Первое русское слово, положенное поперёк общей лжи и оплаченное жизнью того, кто его написал – это Аввакум. Первый русский самиздат – тоже он. Самиздат упорный, неуничтожаемый, самиздат на бересте и на раздолбанной машинке в четыре тусклые копии, самиздат потайных писем, авторов которых разыскивают шакалы сыска из Приказа тайных дел, и «Хроники текущих событий», редакторов которых арестовывает ГБ, самиздат подполковника Лунина, пишущего при свече, сидя в двух шубах в ледяном остроге, и самиздат в интернете, когда перекрыли кислород, а слово не удержишь, оно кипит и течёт – всё идёт от него.

На старообрядческой иконе в начале главы, слева направо:

епископ Павел Коломенский – единственный в истории епископ-юродивый, сожжён в срубе

дьякон Фёдор

протопоп Аввакум

священник Лазарь

инок Епифаний

* * *

Над храмом Живоначальной Троицы в голубом зимнем небе стоит узкий серп луны.
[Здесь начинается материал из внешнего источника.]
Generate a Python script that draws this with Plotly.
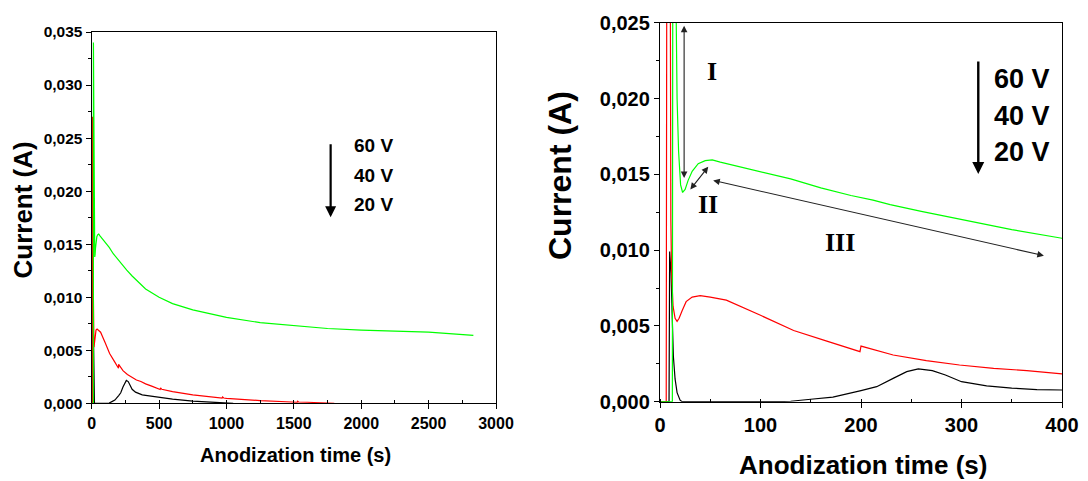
import plotly.graph_objects as go

# ---------------- data ----------------
time_20V = [0, 9, 9.6, 11, 12, 13.3, 15, 17, 20, 22, 110, 130, 150, 172, 200, 215.6, 232, 245.5, 257,
            271, 284, 300, 325, 350, 375, 400, 500, 600, 750, 900, 1000, 1050]
current_20V = [0, 0, 0.0099, 0.0085, 0.006, 0.003, 0.0015, 0.0006, 0.0001, 0, 0, 0.00003, 0.00016, 0.0003,
               0.00073, 0.00099, 0.00154, 0.00198, 0.00216, 0.00205, 0.00176, 0.00132, 0.00105, 0.0009,
               0.0008, 0.00075, 0.00055, 0.0004, 0.0002, 0.0001, 0.00005, 0]

time_40V = [0, 6.2, 6.7, 10.3, 10.8, 11.5, 13, 15, 17, 19, 22, 26, 32, 40, 50, 66, 100, 133, 166, 199, 200,
            232, 265, 298, 332, 365, 400, 450, 508, 511, 520, 600, 750, 968, 971, 980, 1000, 1250, 1500,
            1525, 1528, 1535, 1600, 1750, 1800]
current_40V = [0, 0, 0.027, 0.026, 0.012, 0.0085, 0.0063, 0.0055, 0.0053, 0.0055, 0.006, 0.0066, 0.0069,
               0.0070, 0.0069, 0.0067, 0.0057, 0.0047, 0.0040, 0.0033, 0.00367, 0.00308, 0.00271, 0.00242,
               0.0022, 0.00205, 0.00183, 0.0016, 0.0013, 0.00145, 0.00132, 0.0011, 0.00079, 0.0005, 0.0006,
               0.0005, 0.00047, 0.00025, 0.00013, 0.0001, 0.0002, 0.00012, 0.0001, 0.00003, 0]

time_60V = [0, 12.3, 12.8, 14.5, 16, 17, 18.5, 20.5, 22.5, 25, 28, 32, 38, 45, 52, 60, 80, 100, 130, 160, 190,
            212, 229, 260, 300, 350, 400, 500, 600, 750, 1000, 1250, 1500, 1750, 2000, 2250, 2500, 2832]
current_60V = [0, 0, 0.034, 0.030, 0.026, 0.020, 0.0165, 0.0143, 0.0138, 0.0140, 0.0146, 0.0152, 0.0157,
               0.0159, 0.01595, 0.0158, 0.0155, 0.0152, 0.0147, 0.0141, 0.0136, 0.0133, 0.0130, 0.01255,
               0.0120, 0.01135, 0.01078, 0.0100, 0.0094, 0.0088, 0.0081, 0.0076, 0.0073, 0.00705, 0.0069,
               0.0068, 0.0067, 0.0064]

series_names = ["20 V", "40 V", "60 V"]
series_colors = ["#000000", "#ff0000", "#00ff00"]
voltage_labels = ["60 V", "40 V", "20 V"]
stage_labels = ["I", "II", "III"]

W, H = 1088, 481


def px(x):
    return x / W


def py(y):
    return 1 - y / H


FONT = "Liberation Sans, Arial, sans-serif"
SERIF = "Liberation Serif, Times New Roman, serif"

fig = go.Figure()
data = [(time_20V, current_20V), (time_40V, current_40V), (time_60V, current_60V)]
for (t, c), name, col in zip(data, series_names, series_colors):
    for xa, ya in (("x", "y"), ("x2", "y2")):
        fig.add_trace(go.Scatter(x=t, y=c, mode="lines", name=name, xaxis=xa, yaxis=ya,
                                 line=dict(color=col, width=1.2), showlegend=False,
                                 hoverinfo="skip"))


def axis_common(size):
    return dict(showline=True, mirror=True, linecolor="black", linewidth=1.3, automargin=False,
                showgrid=False, zeroline=False, ticks="outside", ticklen=5, tickwidth=1.2,
                tickcolor="black", tickfont=dict(family=FONT, size=size, color="black", weight="bold"))


fig.update_layout(
    width=W, height=H, autosize=False, margin=dict(l=0, r=0, t=0, b=0),
    paper_bgcolor="white", plot_bgcolor="white", separators=",.",
    xaxis=dict(domain=[px(91.7), px(496)], range=[0, 3000], dtick=500, tickformat="d", anchor="y",
               minor=dict(dtick=250, ticks="inside", ticklen=3, tickcolor="black"), **axis_common(16)),
    yaxis=dict(domain=[py(403.3), py(32)], range=[0, 0.035], dtick=0.005, tickformat=".3f", anchor="x",
               minor=dict(dtick=0.0025, ticks="outside", ticklen=3, tickcolor="black"), **axis_common(15.5)),
    xaxis2=dict(domain=[px(660), px(1062)], range=[0, 400], dtick=100, tickformat="d", anchor="y2",
                minor=dict(dtick=50, ticks="inside", ticklen=3, tickcolor="black"), **axis_common(20)),
    yaxis2=dict(domain=[py(401.7), py(22.7)], range=[0, 0.025], dtick=0.005, tickformat=".3f", anchor="x2",
                minor=dict(dtick=0.0025, ticks="outside", ticklen=3, tickcolor="black"), **axis_common(20)),
)

ann = []
# axis titles
ann.append(dict(text="Current (A)", x=px(22.5), y=py(210), textangle=-90, font=dict(size=26)))
ann.append(dict(text="Anodization time (s)", x=px(295), y=py(455), font=dict(size=20)))
ann.append(dict(text="Current (A)", x=px(560), y=py(176), textangle=-90, font=dict(size=32)))
ann.append(dict(text="Anodization time (s)", x=px(862.5), y=py(465), font=dict(size=26)))
for a in ann:
    a.update(xref="paper", yref="paper", showarrow=False, xanchor="center", yanchor="middle")
    a["font"].update(family=FONT, color="black", weight="bold")

# voltage labels
for lab, yl, yr in zip(voltage_labels, [145.7, 175, 205], [79, 115.7, 152.3]):
    ann.append(dict(text=lab, x=px(352), y=py(yl), xref="paper", yref="paper", showarrow=False,
                    xanchor="left", yanchor="middle",
                    font=dict(family=FONT, size=19, color="black", weight="bold")))
    ann.append(dict(text=lab, x=px(992), y=py(yr), xref="paper", yref="paper", showarrow=False,
                    xanchor="left", yanchor="middle",
                    font=dict(family=FONT, size=27, color="black", weight="bold")))

# voltage arrows (data coords)
ann.append(dict(x=1773, y=0.01753, ax=1773, ay=0.02456, xref="x", yref="y", axref="x", ayref="y",
                text="", showarrow=True, arrowhead=2, arrowsize=1, arrowwidth=2.2, arrowcolor="black"))
ann.append(dict(x=316.7, y=0.01502, ax=316.7, ay=0.02254, xref="x2", yref="y2", axref="x2", ayref="y2",
                text="", showarrow=True, arrowhead=2, arrowsize=1, arrowwidth=2.4, arrowcolor="black"))

# stage arrows (double headed)
stage_arrows = [((24, 0.0249), (24, 0.01475)), ((29, 0.0139), (48, 0.0155)), ((51.4, 0.01462), (382, 0.00963))]
for (x0, y0), (x1, y1) in stage_arrows:
    ann.append(dict(x=x1, y=y1, ax=x0, ay=y0, xref="x2", yref="y2", axref="x2", ayref="y2", text="",
                    showarrow=True, arrowhead=2, arrowside="end+start", arrowsize=1.2, arrowwidth=1.1,
                    arrowcolor="#222222"))

# stage labels
for lab, (xx, yy) in zip(stage_labels, [(711.7, 71.7), (708.3, 205), (840, 242.7)]):
    ann.append(dict(text=lab, x=px(xx), y=py(yy), xref="paper", yref="paper", showarrow=False,
                    xanchor="center", yanchor="middle",
                    font=dict(family=SERIF, size=26, color="black", weight="bold")))

fig.update_layout(annotations=ann)
fig.write_html("out.html", config={"displayModeBar": False},
               post_script="document.body.style.margin='0';document.body.style.overflow='hidden';")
Мимо ходят трамваи. Напротив горит красная вывеска ресторана «Одесса», с боков церковь тоже окружают рестораны и кафе. Так она и высится здесь – светло-зелёная с белизной, тихая.

Эта каменная церковь с колокольней построена в девятнадцатом веке. Я помню её убогий обветшалый вид в советские годы; колокольню у неё снесли, внутри устроили клуб, в который не знаю, кто ходил. Но история не об этом.

Близится вечер. Истончается наше время, и сквозь него, как через лёгкую голубоватую плёнку, проступает время другое. Сначала оно мутно и темно, как будто тени под водой, а потом выступает и приближается к нам, и тогда таинственно меняется картина. Каменная церковь исчезает, а на её месте появляется деревянная. Некоторое время ещё проезжают мимо неё трамваи, осыпанные белыми новогодними огоньками, и сияет вывеска ресторана «Одесса», но вот она гаснет вместе с уличными фонарями, и на старинной Шаболовке воцаряются 1698 год и тишина.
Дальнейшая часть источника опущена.